Die Untersuchung von Wagner und Uhl ergänzt professionell zum einen die vornehmlich auf Stasi-Unterlagen beruhende Darstellung der „Konzentrierten Schläge“ von Karl Wilhelm Fricke und Roger Engelmann3, die das Vorgehen der Staatssicherheit gegen echte und vermeintliche V-Leute bundesdeutscher Dienste in den 1950-Jahren rekonstruieren, sowie andererseits die Arbeiten von Erich Schmidt-Eenboom über den Bundesnachrichtendienst.4

Anmerkungen:
1 Vgl. Ullrich Wössner: Angriffe des MfS auf den Bundesnachrichtendienst, in: Georg Herbstritt, Helmut Müller-Enbergs (Hrsg.): Das Gesicht dem Westen zu … DDR-Spionage gegen die Bundesrepublik Deutschland, Bremen 2003, S. 393-403.

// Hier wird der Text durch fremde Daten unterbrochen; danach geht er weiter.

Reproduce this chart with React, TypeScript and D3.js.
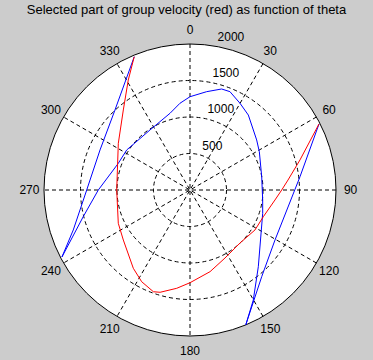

2 Vgl. Uwe Backes / Eckhard Jesse (Hrsg.): Extremismus & Demokratie 20 (2008), Baden-Baden 2009, S. 414.
3 Vgl. Karl Wilhelm Fricke, Roger Engelmann: „Konzentrierte Schläge“. Staatssicherheitsaktionen und politische Prozesse in der DDR 1953-1956, Berlin 1998.
4 Vgl. Erich Schmidt-Eenboom: Der Schattenkrieger. Klaus Kinkel und der BND. Düsseldorf 1995; ders.: Schnüffler ohne Nase. Der BND – die unheimliche Macht im Staate, Düsseldorf 1993.